▶ _WHAT YOU NEED TO DO_
Provide a single number: the count of lines containing the string "this".

[Data entries]
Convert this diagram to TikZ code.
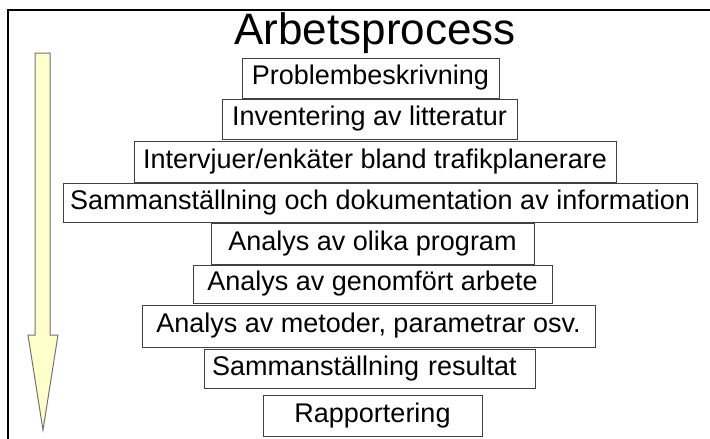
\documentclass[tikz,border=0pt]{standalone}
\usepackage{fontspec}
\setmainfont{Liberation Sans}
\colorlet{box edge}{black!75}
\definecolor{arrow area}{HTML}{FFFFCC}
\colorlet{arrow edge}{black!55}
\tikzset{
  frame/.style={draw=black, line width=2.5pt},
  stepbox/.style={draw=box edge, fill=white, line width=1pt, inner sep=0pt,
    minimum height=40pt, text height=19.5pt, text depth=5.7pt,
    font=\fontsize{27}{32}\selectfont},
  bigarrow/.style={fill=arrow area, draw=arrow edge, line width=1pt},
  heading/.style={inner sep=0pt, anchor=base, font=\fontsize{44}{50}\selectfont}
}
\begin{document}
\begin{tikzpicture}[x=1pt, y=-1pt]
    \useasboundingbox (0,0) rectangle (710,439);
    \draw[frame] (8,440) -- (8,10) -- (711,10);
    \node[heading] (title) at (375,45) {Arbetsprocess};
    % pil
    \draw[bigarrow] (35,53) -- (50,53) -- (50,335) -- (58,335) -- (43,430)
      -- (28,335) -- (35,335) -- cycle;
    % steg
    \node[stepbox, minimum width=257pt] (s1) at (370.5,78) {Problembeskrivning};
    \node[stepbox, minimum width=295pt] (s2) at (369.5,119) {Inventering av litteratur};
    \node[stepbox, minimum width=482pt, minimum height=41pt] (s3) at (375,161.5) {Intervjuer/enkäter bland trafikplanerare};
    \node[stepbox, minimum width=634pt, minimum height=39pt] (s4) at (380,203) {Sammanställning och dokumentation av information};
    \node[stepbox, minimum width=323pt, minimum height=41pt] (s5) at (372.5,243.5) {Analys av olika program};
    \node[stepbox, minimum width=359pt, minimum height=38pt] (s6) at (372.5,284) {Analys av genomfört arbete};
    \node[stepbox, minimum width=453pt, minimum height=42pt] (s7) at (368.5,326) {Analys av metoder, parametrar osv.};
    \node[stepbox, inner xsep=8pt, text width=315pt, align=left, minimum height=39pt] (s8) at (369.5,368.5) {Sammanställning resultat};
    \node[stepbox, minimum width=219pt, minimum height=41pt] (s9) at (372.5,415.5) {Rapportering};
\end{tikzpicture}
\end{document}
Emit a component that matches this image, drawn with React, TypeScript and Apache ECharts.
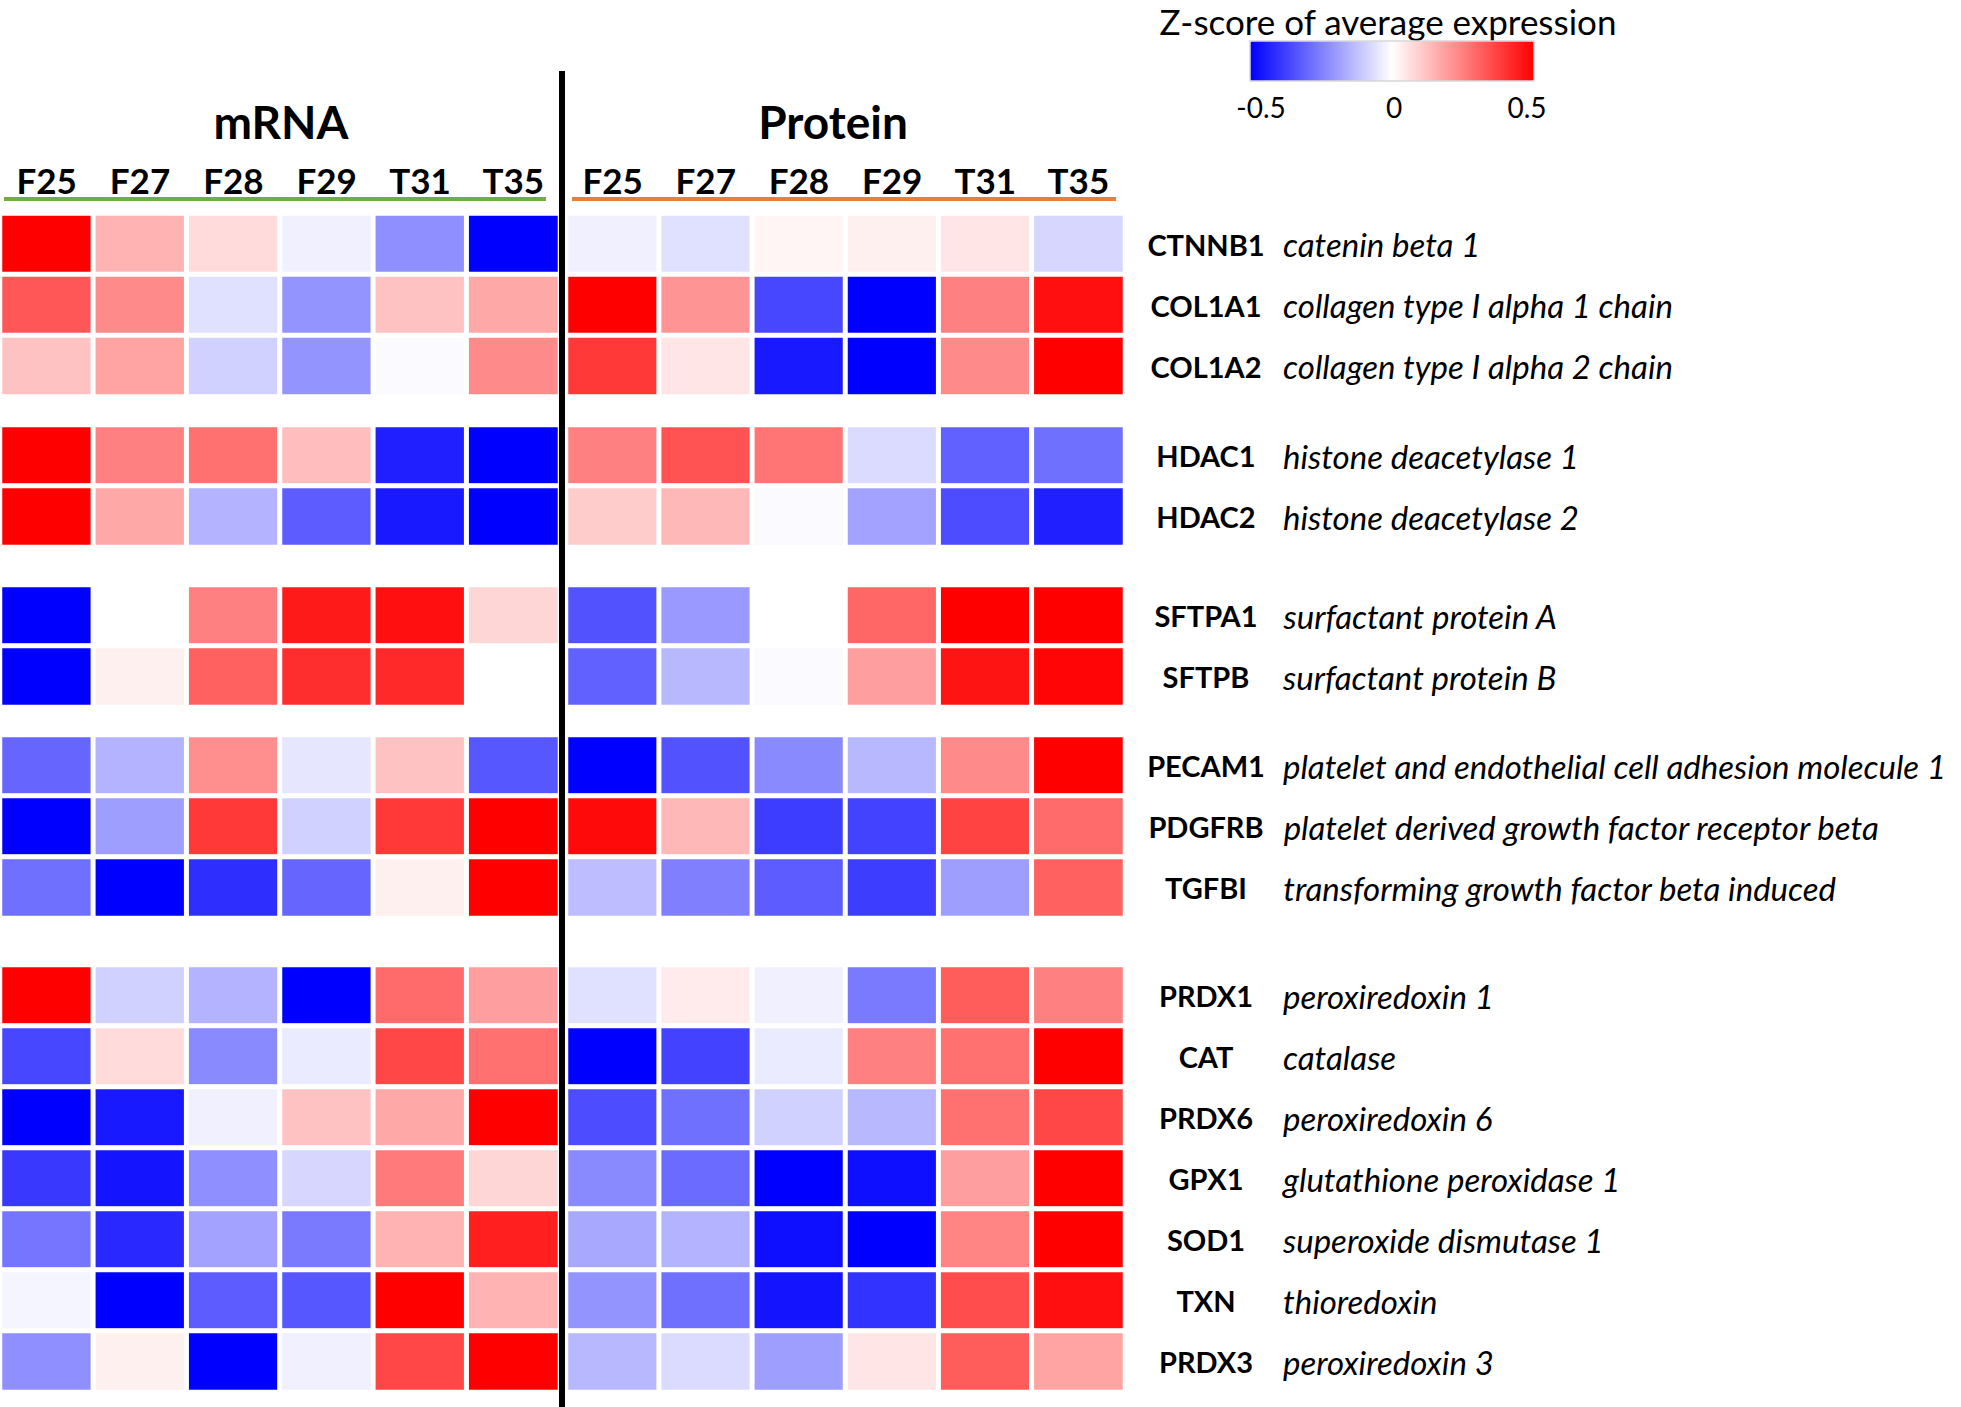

▶ _ANSWER BELOW_
2